Marcella Minicucci nasce ad Ischia il 21 luglio di ventuno anni fà.
Da sempre ha coltivato la sua passione per la scrittura e per la comunicazione infatti, a 14 anni
lavorava presso la redazione del quotidiano locale "Il Golfo" fondato da Domenico Di Meglio.
Attualmente collabora per Ischiacity di Riccardo Sepe Visconti. Quando parla di lei spiazza l'interlocutore,
così come scrive, dicendo di avere un vantaggio: in ogni sua forma e crede nell'amore.
Domenica 26 Febbraio 2012 - Presso la struttura "Lucignolo la Dolce Vita" in Via Mons.
Filippo Schioppa a Forio si svolge la presentazione del nuovo libro di Marcella Minicucci.
I 156 GIORNI DELLA NOSTRA SOLITUDINE
Definizioni di Marcella su lei e la sua opera...
Il mio libro non fa parte di opere letterarie.
Mettiamola così: mi psicanalizzo da sola, perché i soldi per uno psicologo non ce l'ho.
Non sono una scrittrice, non sono una poetessa, non sono nessuno.
Sono una ragazza incasinata, allegra e perennemente innamorata.
Sono una ragazza che ha scelto di sentire, sentire tutto: anche il male.
Ed è questo quello che racchiude "I 156 giorni della nostra solitudine".
E' un testo biografico ma questo non è determinante perché penso che ognuno di noi, quando finisce una storia, resta con
due o tre miliardi di parole da scrivere-dire-urlare.
Sì, forse sono un po’ drastica, ma il mondo continua anche se due persone non stanno più insieme e questa cosa talvolta
fa arrabbiare chi è innamorato.
<< Come si permette la gente di sorridere ora che non mi ami più?
Come si permette il barista di essere gentile ora che non mi ami più?
Come si permette il sole di illuminare i capelli delle persone, se sono due giorni che non sento la tua voce?
>>
Spesso si è sul punto di chiamare il proprio ex almeno ottocento volte all’ora, ma si desiste sempre: sentir dire di nuovo
“non possiamo stare insieme” porterebbe le ultime energie rimaste al decesso, non permettendo nemmeno più di svolgere le
azioni più semplici come camminare, fingere di essere vivi, condurre una vita normale, non perdere il lavoro e, ogni tanto…
mangiare.
Mirtha, la protagonista del libro, è una giovane ventenne che crede che la felicità voglia essere vissuta per davvero; ma la
sua felicità ha sempre richiesto più tempo di quello offerto da un giorno di ventiquattrore. La tristezza, al contrario, vuole
vederla dormire.
Non succede solo nei film. Intendo quella cosa che ci si ama tanto ma non si riesce
a stare insieme.
A Mirtha, il personaggio che ha inventato, è successa. Lo amava tanto, lo guardava da lontano.

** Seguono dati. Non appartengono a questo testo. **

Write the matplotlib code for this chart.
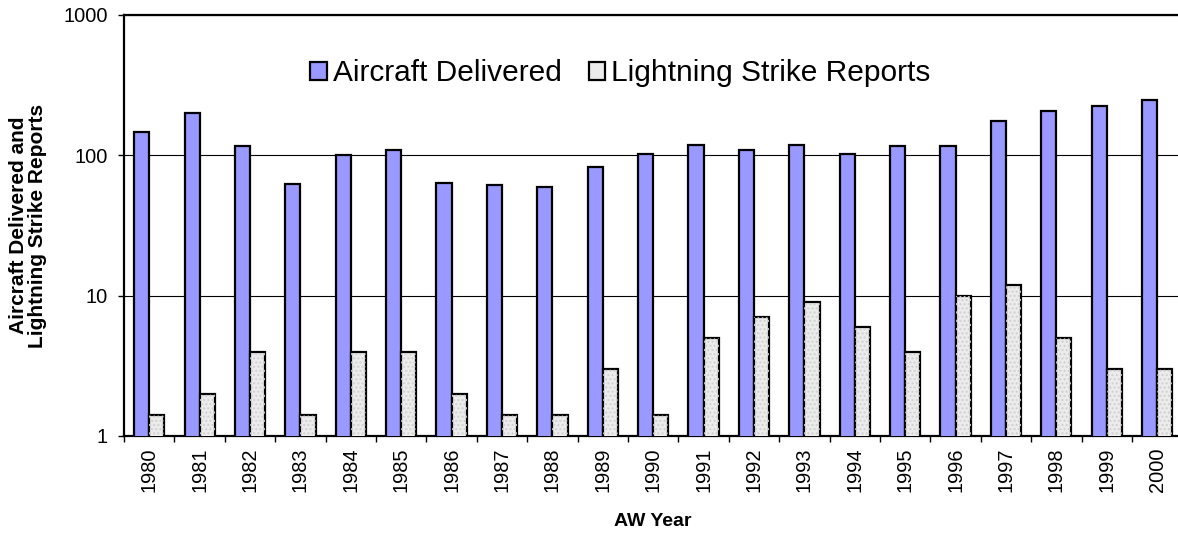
import matplotlib
matplotlib.use("Agg")
import matplotlib.pyplot as plt
import numpy as np

years = [str(y) for y in range(1980, 2001)]
aircraft_delivered = [147, 200, 116, 62, 100, 110, 64, 61, 59, 82, 102,
                      118, 110, 119, 102, 116, 117, 177, 207, 224, 247]
lightning_reports = [1.4, 2, 4, 1.4, 4, 4, 2, 1.4, 1.4, 3, 1.4,
                     5, 7, 9, 6, 4, 10, 12, 5, 3, 3]
y_ticks = [1, 10, 100, 1000]

plt.rcParams["font.family"] = ["Liberation Sans", "DejaVu Sans"]

fig = plt.figure(figsize=(11.78, 5.33), dpi=100)
ax = fig.add_axes([0.1053, 0.182, 0.8984, 0.7899])

x = np.arange(len(years))
width = 0.3
ax.bar(x - width / 2, aircraft_delivered, width, color="#9999ff",
       edgecolor="black", linewidth=1.6, label="Aircraft Delivered", zorder=3)
ax.bar(x + width / 2, lightning_reports, width, color="#ececec",
       edgecolor="black", linewidth=1.6, label="Lightning Strike Reports", zorder=3)
# faint dotted fill like the original pattern
ax.bar(x + width / 2, lightning_reports, width, fill=False, hatch="....",
       edgecolor="#d0d0d0", linewidth=0, zorder=3.5)

ax.set_yscale("log")
ax.set_ylim(1, 1000)
ax.set_xlim(-0.5, len(years) - 0.5)
ax.set_yticks(y_ticks)
ax.set_yticklabels([str(v) for v in y_ticks])
ax.yaxis.set_minor_locator(matplotlib.ticker.NullLocator())
ax.grid(axis="y", color="black", linewidth=0.8, zorder=0)

ax.set_xticks(x)
ax.set_xticklabels(years, rotation=90)
ax.set_xticks(np.arange(len(years) + 1) - 0.5, minor=True)
ax.tick_params(axis="x", which="major", length=0, pad=8, labelsize=14.4)
ax.tick_params(axis="x", which="minor", length=4.5, width=1, direction="out")
ax.tick_params(axis="y", length=4.5, width=1, pad=7, labelsize=14.4)

for side in ["left", "bottom", "top"]:
    ax.spines[side].set_linewidth(1.6)
ax.spines["right"].set_visible(False)

ax.set_xlabel("AW Year", fontsize=14, fontweight="bold", labelpad=15)
ax.set_ylabel("Aircraft Delivered and\nLightning Strike Reports",
              fontsize=15, fontweight="bold", labelpad=12, linespacing=1.0)

ax.legend(loc="center", bbox_to_anchor=(0.469, 0.862), ncol=2,
          frameon=False, fontsize=21.5, handlelength=0.55, handleheight=0.55,
          handletextpad=0.2, columnspacing=0.9)

fig.savefig("out.png", dpi=100)
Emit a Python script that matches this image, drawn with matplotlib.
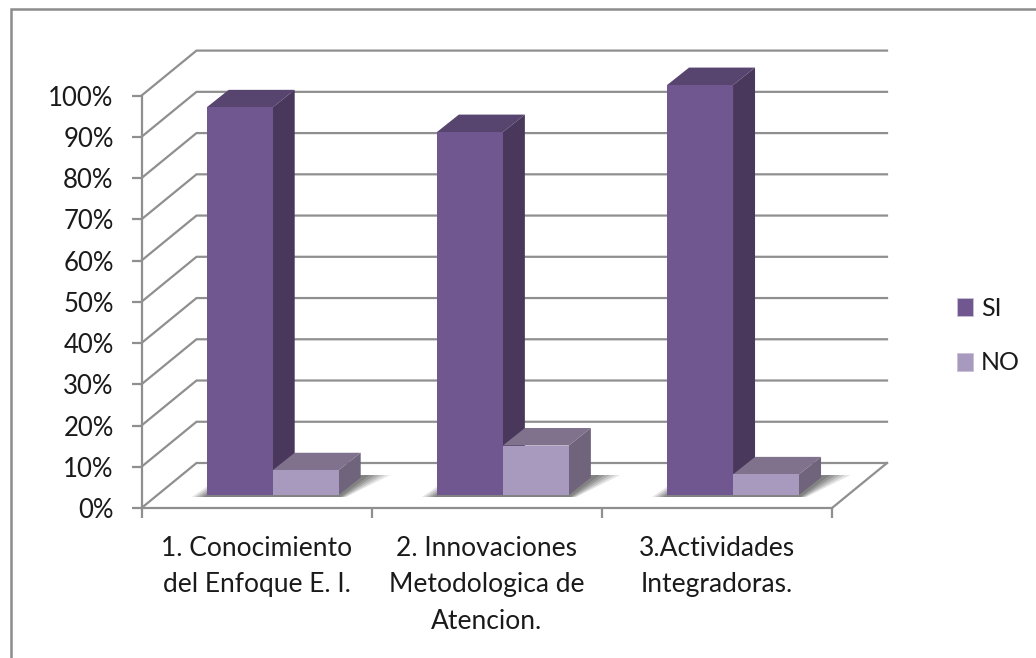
import matplotlib
matplotlib.use("Agg")
import matplotlib.pyplot as plt
from matplotlib.lines import Line2D
from matplotlib.patches import Polygon, Patch
from matplotlib.ticker import FuncFormatter

categories = ["1. Conocimiento\ndel Enfoque E. I.",
              "2. Innovaciones\nMetodologica de\nAtencion.",
              "3.Actividades\nIntegradoras."]
si_values = [94, 88, 99.4]
no_values = [6, 12, 5]
y_ticks = [0, 10, 20, 30, 40, 50, 60, 70, 80, 90, 100]
series_names = ["SI", "NO"]

W, H = 1036, 658
plt.rcParams['font.family'] = ['Lato', 'DejaVu Sans']
fig = plt.figure(figsize=(W / 100, H / 100), dpi=100)
fig.patch.set_facecolor('white')
fig.add_artist(Line2D([10.5 / W, 10.5 / W, 1], [0, 1 - 8.5 / H, 1 - 8.5 / H],
                      transform=fig.transFigure, color='#8c8c8c', lw=1.8,
                      solid_joinstyle='miter'))

L, R, T, B = 141.5, 832, 95.6, 508
ax = fig.add_axes([L / W, 1 - B / H, (R - L) / W, (B - T) / H])
ax.set_xlim(0, 3)
ax.set_ylim(0, 100)
ax.patch.set_alpha(0)

px = 3 / (R - L)
py = 100 / (B - T)
wall_dx, wall_dy = 55 * px, 45 * py
grid = '#8f8f8f'
for v in y_ticks:
    ax.plot([0, wall_dx, 3 + wall_dx], [v, v + wall_dy, v + wall_dy],
            color=grid, lw=1.6, clip_on=False, zorder=1, solid_joinstyle='miter')
ax.plot([3, 3 + wall_dx], [0, wall_dy], color=grid, lw=1.6, clip_on=False, zorder=1)

colors = {
    "SI": ('#70578f', '#574570', '#49375c'),
    "NO": ('#a899bf', '#80728c', '#6f647c'),
}
bar_w = 66 * px
base_dx, base_dy = 16 * px, 13 * py
side_dx, side_dy = 22 * px, 17.5 * py


def box(x0, val, cols, z):
    y0 = base_dy
    y1 = base_dy + val
    x1 = x0 + bar_w
    ax.add_patch(Polygon([(x0, y1), (x1, y1), (x1 + side_dx, y1 + side_dy), (x0 + side_dx, y1 + side_dy)],
                         fc=cols[1], ec='none', clip_on=False, zorder=z))
    ax.add_patch(Polygon([(x1, y0), (x1 + side_dx, y0 + side_dy), (x1 + side_dx, y1 + side_dy), (x1, y1)],
                         fc=cols[2], ec='none', clip_on=False, zorder=z))
    ax.add_patch(Polygon([(x0, y0), (x1, y0), (x1, y1), (x0, y1)],
                         fc=cols[0], ec='none', clip_on=False, zorder=z))


def shadow(x0):
    for k, a in ((1.0, .14), (.8, .18), (.6, .22), (.4, .26), (.2, .28)):
        grow = k * 15 * px
        y_low = base_dy - 2 * py
        y_high = base_dy + 20 * py
        xa = x0 - grow
        xb = x0 + 2 * bar_w + grow * .5
        ax.add_patch(Polygon([(xa, y_low), (xb, y_low), (xb + 26 * px + grow * 1.2, y_high),
                              (xa + 32 * px, y_high)],
                             fc='#505050', ec='none', alpha=a, clip_on=False, zorder=2))


for i, (s, n) in enumerate(zip(si_values, no_values)):
    start = i + (206.7 - L) * px
    shadow(start)
    box(start, s, colors["SI"], 3)
    box(start + bar_w, n, colors["NO"], 4)

for sp in ('top', 'right'):
    ax.spines[sp].set_visible(False)
for sp in ('left', 'bottom'):
    ax.spines[sp].set_color(grid)
    ax.spines[sp].set_linewidth(1.6)
ax.set_yticks(y_ticks)
ax.yaxis.set_major_formatter(FuncFormatter(lambda v, _: f"{v:.0f}%"))
ax.set_xticks([0, 1, 2, 3])
ax.set_xticklabels([])
ax.set_xticks([.5, 1.5, 2.5], minor=True)
ax.set_xticklabels(categories, minor=True, fontsize=19, color='#1a1a1a', linespacing=1.57, va='top')
ax.tick_params(axis='x', which='minor', length=0, pad=20)
ax.tick_params(axis='both', which='major', length=7, width=1.6, color=grid)
ax.tick_params(axis='y', labelsize=18.5, labelcolor='#1a1a1a', pad=13)

handles = [Patch(fc=colors[n][0], ec='#c9c0d6', lw=.6, label=n) for n in series_names]
fig.legend(handles=handles, loc='upper left', bbox_to_anchor=(957 / W, 1 - 297 / H), frameon=False,
           fontsize=18, handlelength=.65, handleheight=.75, labelspacing=1.26, handletextpad=.3,
           labelcolor='#1a1a1a', borderpad=0, borderaxespad=0)

fig.savefig("out.png", dpi=100)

Per 156 giorni anche lui l’ha osservata sperando che non si innamorassi di altri.
Mirtha ha provato con tutte le sue forze a dimenticare Federico, ha conosciuto più persone in certi mesi che in tutta la sua vita,
ma la sera, anche nelle sere migliori, le è sempre venuta la voglia di strofinare il naso sul suo collo.
Si è ubriacata, ha organizzato feste, ha partecipato a feste organizzate da altri, si è divertita anche perché al suo fianco aveva
i suoi due migliori amici, Alex e Nicole, definiti “elevatori di autostima” pronti a sorreggerla ogni qualvolta stesse per cadere.
Ci sono stati anche momenti in cui, invece, lei si è chiusa nella sua stanza e ha scritto.
In molti, parlano della scrittura come se fosse la soluzione.
Non è così.
Scrivi solo quando non puoi fare niente di meglio, scrivi le parole dette, le azioni non compiute, scrivi i "se" che ti sei tenuto
in gola, le domande rimaste sulla punta della lingua, le urla che non hanno avuto voce.
Scrivere è il piano B, è la falsa via d'uscita, è ciò che fai quando non riesci a mettere in ordine la tua vita.
Questo è il mio libro e questa sono io.
Da innamorata racconto ciò che l'amore provoca in noi quando è presente ma anche quando è del tutto assente.